RalfG commented 4 years ago

To update this issue:

All metadata is listed in the following document https://docs.google.com/document/d/1rN5DJSowp2micxlwJQlPxlv39ZiaLEfv/edit.

When editing, ALWAYS make sure you are using the "Suggesting" mode. To activate this click on View > Mode > Suggesting.

sneumann commented 4 years ago

Hi, can you open the Document in "Comment" Mode for all with the link ? That should allow "Suggest mode" editing. And or respond to the "request permission" notification I sent ?

Thanks, Yours, Steffen


Von: Ralf Gabriels notifications@github.com Gesendet: Montag, 18. November 2019 11:10 An: HUPO-PSI/SpectralLibraryFormat Cc: Neumann, Steffen; Mention Betreff: Re: [HUPO-PSI/SpectralLibraryFormat] We need to capture the metadata around the Spectral library (#7)

To update this issue:

All metadata is listed in the following document https://docs.google.com/document/d/1rN5DJSowp2micxlwJQlPxlv39ZiaLEfv/edit.

When editing, ALWAYS make sure you are using the "Suggesting" mode. To activate this click on View > Mode > Suggesting.

— You are receiving this because you were mentioned. Reply to this email directly, view it on GitHubhttps://github.com/HUPO-PSI/SpectralLibraryFormat/issues/7?email_source=notifications&email_token=AABPWOKFY33KLE4PUDS7ESLQUJS3DA5CNFSM4E3R3OC2YY3PNVWWK3TUL52HS4DFVREXG43VMVBW63LNMVXHJKTDN5WW2ZLOORPWSZGOEEJ5GSQ#issuecomment-554947402, or unsubscribehttps://github.com/notifications/unsubscribe-auth/AABPWOJMHC6XIHIMDOWXZT3QUJS3DANCNFSM4E3R3OCQ.

edeutsch commented 4 years ago

Switched document to all with link can suggest, as requested.

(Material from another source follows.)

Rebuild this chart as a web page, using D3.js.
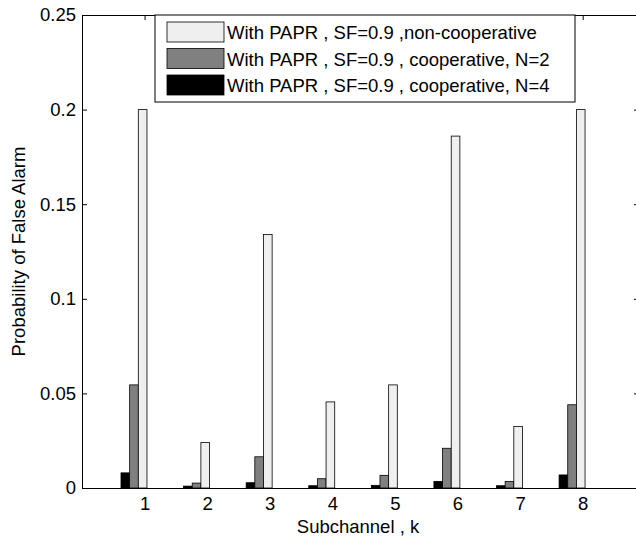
<!DOCTYPE html>
<html lang="en">
<head>
<meta charset="UTF-8"/>
<title>Probability of False Alarm per Subchannel</title>
<script src="https://d3js.org/d3.v7.min.js"></script>
<style type="text/css">
  body { margin: 0; background: #fff; }
  svg { display: block; font-family: "Liberation Sans", Arial, Helvetica, sans-serif; }
  .axis text { font-size: 18.5px; fill: #000; }
  .axis path, .axis line { stroke: #000; }
  .bar { stroke: #000; stroke-width: 0.8; }
</style>
</head>
<body>
<script>

// data
var subchannels = [1, 2, 3, 4, 5, 6, 7, 8];
var nonCoop = [0.200, 0.024, 0.134, 0.0455, 0.0545, 0.186, 0.0325, 0.200];
var coopN2  = [0.0545, 0.0026, 0.0165, 0.0049, 0.0067, 0.021, 0.0035, 0.044];
var coopN4  = [0.008, 0.001, 0.0028, 0.0012, 0.0014, 0.0035, 0.0012, 0.0069];
var yTicks = [0, 0.05, 0.1, 0.15, 0.2, 0.25];

var seriesNames = [
  "With PAPR , SF=0.9 ,non-cooperative",
  "With PAPR , SF=0.9 , cooperative, N=2",
  "With PAPR , SF=0.9 , cooperative, N=4"
];
var seriesColors = ["#efefef", "#808080", "#000000"];
var seriesValues = [nonCoop, coopN2, coopN4];
// bars drawn left to right: N=4, N=2, non-cooperative
var barOrder = [2, 1, 0];

var W = 636, H = 541;
var margin = {top: 15, right: 0, bottom: 53, left: 82};
var plotRight = 639;   // right frame sits just past the picture edge
var width = plotRight - margin.left,
    height = H - margin.top - margin.bottom;

var x = d3.scaleLinear().domain([0, 8.9]).range([0, width]);
var y = d3.scaleLinear().domain([0, 0.25]).range([height, 0]);

// offset of each bar within a group, in subchannel units
var offset = d3.scaleBand().domain(barOrder).range([-0.377, 0.038]).padding(0);

var svg = d3.select("body").append("svg")
    .attr("width", W)
    .attr("height", H);

var g = svg.append("g")
    .attr("transform", "translate(" + margin.left + "," + margin.top + ")");

// axes first so the bars sit on top of the inward ticks
g.append("g")
    .attr("class", "axis")
    .attr("transform", "translate(0," + height + ")")
    .call(d3.axisBottom(x).tickValues(subchannels).tickSize(-5).tickPadding(9).tickSizeOuter(0));

g.append("g")
    .attr("class", "axis")
    .call(d3.axisTop(x).tickValues(subchannels).tickSize(-5).tickFormat("").tickSizeOuter(0));

g.append("g")
    .attr("class", "axis")
    .call(d3.axisLeft(y).tickValues(yTicks).tickSize(-5).tickPadding(6).tickSizeOuter(0)
      .tickFormat(function(d) { return d3.format("")(d); }));

g.append("g")
    .attr("class", "axis")
    .attr("transform", "translate(" + width + ",0)")
    .call(d3.axisRight(y).tickValues(yTicks).tickSize(-5).tickFormat("").tickSizeOuter(0));

// bars
barOrder.forEach(function(s) {
  g.selectAll(".bar-s" + s)
    .data(subchannels.map(function(k, i) { return {k: k, v: seriesValues[s][i]}; }))
    .enter().append("rect")
      .attr("class", "bar")
      .attr("x", function(d) { return x(d.k + offset(s)); })
      .attr("width", x(offset.bandwidth()) - x(0))
      .attr("y", function(d) { return y(d.v); })
      .attr("height", function(d) { return height - y(d.v); })
      .attr("fill", seriesColors[s]);
});

// axis titles
svg.append("text")
    .attr("x", 358)
    .attr("y", 533)
    .attr("text-anchor", "middle")
    .style("font-size", "18.5px")
    .text("Subchannel , k");

svg.append("text")
    .attr("transform", "translate(25," + (margin.top + height / 2) + ") rotate(-90)")
    .attr("text-anchor", "middle")
    .style("font-size", "18.5px")
    .text("Probability of False Alarm");

// legend
var legend = svg.append("g").attr("transform", "translate(155,15)");
legend.append("rect")
    .attr("width", 420)
    .attr("height", 87)
    .attr("fill", "#fff")
    .attr("stroke", "#000")
    .attr("stroke-width", 1);

seriesNames.forEach(function(name, i) {
  var row = legend.append("g").attr("transform", "translate(12," + (7 + i * 26.5) + ")");
  row.append("rect")
      .attr("width", 57)
      .attr("height", 20)
      .attr("fill", seriesColors[i])
      .attr("stroke", "#000")
      .attr("stroke-width", 0.8);
  row.append("text")
      .attr("x", 60)
      .attr("y", 17)
      .style("font-size", "18.5px")
      .text(name);
});

</script>
</body>
</html>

edeutsch commented 9 months ago

Newer document: https://docs.google.com/document/d/1o11m7grfHvMzfbTozvDY0twJ1g2dzk6I/edit

But @RalfG is working on a system to encode this in JSON. See ongoing work in https://github.com/HUPO-PSI/mzSpecLib/pull/73

Next when we have @RalfG on the Friday call, we should spend some time with this table of information.